RECORDS FOR PROCESSING
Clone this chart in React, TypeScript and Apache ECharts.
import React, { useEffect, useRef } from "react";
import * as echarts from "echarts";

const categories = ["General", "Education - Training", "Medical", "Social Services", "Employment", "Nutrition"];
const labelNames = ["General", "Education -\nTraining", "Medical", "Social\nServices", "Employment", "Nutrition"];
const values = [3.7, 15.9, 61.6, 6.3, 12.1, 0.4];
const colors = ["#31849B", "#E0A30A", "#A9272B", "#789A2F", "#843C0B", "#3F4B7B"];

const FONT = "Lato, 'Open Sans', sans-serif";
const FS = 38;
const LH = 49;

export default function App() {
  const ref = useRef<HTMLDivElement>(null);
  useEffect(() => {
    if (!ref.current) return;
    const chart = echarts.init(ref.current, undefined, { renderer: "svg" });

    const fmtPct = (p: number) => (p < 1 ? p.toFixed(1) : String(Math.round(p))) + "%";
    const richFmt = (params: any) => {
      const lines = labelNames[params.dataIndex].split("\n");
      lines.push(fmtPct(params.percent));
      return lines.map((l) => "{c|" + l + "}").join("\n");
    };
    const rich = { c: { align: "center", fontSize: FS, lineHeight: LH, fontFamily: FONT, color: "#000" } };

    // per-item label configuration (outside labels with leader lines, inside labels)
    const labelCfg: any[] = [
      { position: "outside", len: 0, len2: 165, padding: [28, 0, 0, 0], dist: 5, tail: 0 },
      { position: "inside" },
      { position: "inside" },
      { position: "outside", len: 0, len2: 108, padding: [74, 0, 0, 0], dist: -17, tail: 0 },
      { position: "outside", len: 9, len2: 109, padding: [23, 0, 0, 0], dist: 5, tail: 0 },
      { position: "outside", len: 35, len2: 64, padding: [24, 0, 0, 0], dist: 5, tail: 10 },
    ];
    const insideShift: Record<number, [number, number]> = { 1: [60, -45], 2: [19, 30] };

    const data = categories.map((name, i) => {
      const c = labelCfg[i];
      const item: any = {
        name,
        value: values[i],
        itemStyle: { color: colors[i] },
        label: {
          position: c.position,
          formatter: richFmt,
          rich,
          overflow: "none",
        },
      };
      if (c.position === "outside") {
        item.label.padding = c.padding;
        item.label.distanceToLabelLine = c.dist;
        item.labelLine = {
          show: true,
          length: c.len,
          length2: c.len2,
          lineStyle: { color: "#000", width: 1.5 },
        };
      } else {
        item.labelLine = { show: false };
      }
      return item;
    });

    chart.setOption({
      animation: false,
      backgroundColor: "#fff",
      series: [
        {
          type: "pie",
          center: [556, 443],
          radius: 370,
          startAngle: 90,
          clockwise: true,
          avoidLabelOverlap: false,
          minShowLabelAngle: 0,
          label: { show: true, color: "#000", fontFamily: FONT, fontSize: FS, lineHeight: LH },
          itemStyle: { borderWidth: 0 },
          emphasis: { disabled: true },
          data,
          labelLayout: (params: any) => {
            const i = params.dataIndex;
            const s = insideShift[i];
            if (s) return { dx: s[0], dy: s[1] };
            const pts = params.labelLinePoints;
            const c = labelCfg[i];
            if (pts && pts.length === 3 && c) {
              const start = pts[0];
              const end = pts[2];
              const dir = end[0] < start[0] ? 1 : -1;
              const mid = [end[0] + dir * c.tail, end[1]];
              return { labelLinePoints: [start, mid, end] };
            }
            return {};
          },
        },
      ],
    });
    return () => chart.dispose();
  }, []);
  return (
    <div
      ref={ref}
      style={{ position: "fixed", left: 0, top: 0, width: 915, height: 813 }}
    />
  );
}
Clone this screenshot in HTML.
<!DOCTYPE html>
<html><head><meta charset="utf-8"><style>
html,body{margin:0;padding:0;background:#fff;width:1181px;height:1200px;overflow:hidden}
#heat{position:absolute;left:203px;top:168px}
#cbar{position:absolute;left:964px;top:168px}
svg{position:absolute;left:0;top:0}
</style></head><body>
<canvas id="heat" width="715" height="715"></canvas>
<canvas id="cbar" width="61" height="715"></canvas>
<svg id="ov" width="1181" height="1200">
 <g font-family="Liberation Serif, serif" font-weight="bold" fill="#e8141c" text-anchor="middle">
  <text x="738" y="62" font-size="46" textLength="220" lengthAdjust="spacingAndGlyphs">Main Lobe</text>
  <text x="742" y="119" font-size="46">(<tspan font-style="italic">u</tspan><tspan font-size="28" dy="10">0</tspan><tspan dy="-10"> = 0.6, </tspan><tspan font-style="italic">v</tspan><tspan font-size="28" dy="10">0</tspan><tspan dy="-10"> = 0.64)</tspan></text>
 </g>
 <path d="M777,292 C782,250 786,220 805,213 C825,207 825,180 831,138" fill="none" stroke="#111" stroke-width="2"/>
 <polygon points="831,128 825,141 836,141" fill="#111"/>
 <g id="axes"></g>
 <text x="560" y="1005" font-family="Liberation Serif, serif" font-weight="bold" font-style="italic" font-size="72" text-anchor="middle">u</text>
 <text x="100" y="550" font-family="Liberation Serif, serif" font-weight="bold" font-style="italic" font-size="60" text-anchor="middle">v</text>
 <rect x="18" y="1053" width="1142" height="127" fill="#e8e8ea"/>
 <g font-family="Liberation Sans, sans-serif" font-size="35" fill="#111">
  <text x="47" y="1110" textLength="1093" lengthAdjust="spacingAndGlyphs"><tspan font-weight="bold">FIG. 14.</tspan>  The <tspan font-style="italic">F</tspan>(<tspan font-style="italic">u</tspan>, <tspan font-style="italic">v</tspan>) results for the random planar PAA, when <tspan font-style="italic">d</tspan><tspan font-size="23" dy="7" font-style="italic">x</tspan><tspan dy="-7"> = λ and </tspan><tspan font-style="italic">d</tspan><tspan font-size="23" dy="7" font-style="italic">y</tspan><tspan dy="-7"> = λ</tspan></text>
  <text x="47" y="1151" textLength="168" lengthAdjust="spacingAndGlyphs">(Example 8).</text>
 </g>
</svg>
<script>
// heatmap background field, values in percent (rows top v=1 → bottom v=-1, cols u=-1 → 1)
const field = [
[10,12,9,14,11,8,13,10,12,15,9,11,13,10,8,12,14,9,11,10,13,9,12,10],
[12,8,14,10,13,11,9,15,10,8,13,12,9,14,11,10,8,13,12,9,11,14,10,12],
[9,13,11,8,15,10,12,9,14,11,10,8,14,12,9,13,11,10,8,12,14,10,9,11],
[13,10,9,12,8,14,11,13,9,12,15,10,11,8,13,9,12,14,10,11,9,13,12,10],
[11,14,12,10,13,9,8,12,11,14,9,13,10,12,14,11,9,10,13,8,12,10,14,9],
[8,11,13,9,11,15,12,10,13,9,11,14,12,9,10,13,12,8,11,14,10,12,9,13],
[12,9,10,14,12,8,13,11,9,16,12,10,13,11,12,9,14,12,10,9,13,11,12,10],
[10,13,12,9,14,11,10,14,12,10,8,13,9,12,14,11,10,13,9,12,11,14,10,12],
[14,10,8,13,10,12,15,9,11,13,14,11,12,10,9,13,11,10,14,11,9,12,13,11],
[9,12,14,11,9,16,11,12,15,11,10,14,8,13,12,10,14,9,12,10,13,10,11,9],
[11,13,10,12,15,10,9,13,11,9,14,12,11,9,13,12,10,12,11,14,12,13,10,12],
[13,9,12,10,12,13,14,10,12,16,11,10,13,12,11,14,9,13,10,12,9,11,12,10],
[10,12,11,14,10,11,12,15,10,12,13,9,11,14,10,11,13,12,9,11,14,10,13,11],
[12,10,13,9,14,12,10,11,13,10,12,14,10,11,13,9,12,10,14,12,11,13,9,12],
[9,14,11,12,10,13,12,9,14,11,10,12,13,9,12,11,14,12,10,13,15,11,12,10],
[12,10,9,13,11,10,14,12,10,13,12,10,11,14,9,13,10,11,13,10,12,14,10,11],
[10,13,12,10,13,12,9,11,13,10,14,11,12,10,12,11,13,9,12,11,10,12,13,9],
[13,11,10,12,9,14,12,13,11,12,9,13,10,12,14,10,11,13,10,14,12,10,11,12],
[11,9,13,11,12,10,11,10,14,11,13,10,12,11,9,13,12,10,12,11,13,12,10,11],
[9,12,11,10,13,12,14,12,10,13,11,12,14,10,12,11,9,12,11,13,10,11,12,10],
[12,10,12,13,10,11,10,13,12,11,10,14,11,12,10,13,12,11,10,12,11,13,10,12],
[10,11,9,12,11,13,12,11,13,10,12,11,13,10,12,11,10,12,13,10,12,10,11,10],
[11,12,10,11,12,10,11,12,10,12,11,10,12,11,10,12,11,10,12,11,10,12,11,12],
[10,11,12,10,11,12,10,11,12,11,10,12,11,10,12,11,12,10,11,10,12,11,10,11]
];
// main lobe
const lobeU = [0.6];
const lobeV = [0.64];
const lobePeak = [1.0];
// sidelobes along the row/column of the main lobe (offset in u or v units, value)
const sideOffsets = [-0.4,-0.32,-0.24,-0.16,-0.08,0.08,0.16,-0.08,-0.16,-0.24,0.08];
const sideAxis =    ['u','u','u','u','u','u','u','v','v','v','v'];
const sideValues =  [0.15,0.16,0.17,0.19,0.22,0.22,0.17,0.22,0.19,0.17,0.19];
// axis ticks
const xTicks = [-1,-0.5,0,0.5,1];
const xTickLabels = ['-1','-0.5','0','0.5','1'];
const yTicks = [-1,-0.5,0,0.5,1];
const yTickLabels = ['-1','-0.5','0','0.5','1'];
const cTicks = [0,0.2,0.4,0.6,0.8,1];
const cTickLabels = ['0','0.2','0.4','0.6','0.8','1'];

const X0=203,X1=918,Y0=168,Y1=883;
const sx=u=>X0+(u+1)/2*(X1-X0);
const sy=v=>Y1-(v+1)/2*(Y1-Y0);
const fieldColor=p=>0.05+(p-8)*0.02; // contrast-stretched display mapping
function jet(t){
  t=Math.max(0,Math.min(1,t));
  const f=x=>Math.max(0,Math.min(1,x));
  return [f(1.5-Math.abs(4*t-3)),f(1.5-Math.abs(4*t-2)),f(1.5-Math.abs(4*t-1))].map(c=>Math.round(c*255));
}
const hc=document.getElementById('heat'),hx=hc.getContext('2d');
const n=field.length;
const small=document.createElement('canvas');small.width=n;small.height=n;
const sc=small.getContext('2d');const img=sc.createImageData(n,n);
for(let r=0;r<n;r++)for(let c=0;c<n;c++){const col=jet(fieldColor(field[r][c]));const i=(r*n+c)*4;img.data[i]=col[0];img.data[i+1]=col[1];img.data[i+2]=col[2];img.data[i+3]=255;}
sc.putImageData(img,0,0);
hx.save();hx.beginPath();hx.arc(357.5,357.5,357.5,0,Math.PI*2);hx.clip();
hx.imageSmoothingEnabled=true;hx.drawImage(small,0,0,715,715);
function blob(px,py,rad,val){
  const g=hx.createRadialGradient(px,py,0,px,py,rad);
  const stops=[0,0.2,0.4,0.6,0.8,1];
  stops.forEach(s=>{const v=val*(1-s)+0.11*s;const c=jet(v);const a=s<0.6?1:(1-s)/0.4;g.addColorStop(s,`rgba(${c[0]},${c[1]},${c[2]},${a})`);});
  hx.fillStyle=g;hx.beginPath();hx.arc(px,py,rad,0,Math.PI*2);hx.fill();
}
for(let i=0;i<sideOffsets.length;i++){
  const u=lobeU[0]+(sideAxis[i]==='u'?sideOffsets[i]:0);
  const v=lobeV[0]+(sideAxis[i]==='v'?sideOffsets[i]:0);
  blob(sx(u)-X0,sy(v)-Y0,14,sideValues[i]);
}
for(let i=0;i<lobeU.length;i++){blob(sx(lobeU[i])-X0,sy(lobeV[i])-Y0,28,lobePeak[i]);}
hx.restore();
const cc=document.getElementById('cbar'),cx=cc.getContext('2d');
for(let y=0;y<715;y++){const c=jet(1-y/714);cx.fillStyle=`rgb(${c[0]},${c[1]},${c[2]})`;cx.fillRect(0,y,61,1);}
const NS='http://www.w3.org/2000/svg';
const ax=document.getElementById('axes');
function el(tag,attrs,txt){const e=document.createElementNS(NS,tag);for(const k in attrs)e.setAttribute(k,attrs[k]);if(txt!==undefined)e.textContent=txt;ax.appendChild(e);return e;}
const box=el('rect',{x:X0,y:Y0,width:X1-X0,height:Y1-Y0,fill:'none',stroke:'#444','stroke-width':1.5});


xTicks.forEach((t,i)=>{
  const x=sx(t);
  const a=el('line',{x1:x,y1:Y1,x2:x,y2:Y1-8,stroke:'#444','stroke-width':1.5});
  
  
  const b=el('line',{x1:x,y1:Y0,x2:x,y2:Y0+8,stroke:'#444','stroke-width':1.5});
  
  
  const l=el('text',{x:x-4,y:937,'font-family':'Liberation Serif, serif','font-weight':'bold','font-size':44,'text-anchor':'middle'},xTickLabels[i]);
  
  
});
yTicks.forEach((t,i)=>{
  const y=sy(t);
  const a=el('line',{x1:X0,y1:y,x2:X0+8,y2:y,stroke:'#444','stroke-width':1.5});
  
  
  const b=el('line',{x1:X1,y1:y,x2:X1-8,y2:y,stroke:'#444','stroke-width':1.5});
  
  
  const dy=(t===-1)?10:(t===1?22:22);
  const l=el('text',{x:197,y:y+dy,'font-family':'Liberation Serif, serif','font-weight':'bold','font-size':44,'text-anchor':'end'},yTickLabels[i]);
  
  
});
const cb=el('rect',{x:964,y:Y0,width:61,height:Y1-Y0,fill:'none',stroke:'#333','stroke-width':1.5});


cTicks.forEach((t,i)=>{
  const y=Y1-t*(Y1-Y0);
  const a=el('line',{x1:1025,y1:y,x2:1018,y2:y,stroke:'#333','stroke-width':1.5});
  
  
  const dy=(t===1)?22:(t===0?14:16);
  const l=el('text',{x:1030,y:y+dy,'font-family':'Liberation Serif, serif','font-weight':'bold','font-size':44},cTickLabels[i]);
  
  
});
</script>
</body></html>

WHAT TO DO
Repeat only the lines above, from the first line of the entries through the line that contains "import * as", including both ends.

EXERCISE RESULT
Clone this chart in React, TypeScript and Apache ECharts.
import React, { useEffect, useRef } from "react";
import * as echarts from "echarts";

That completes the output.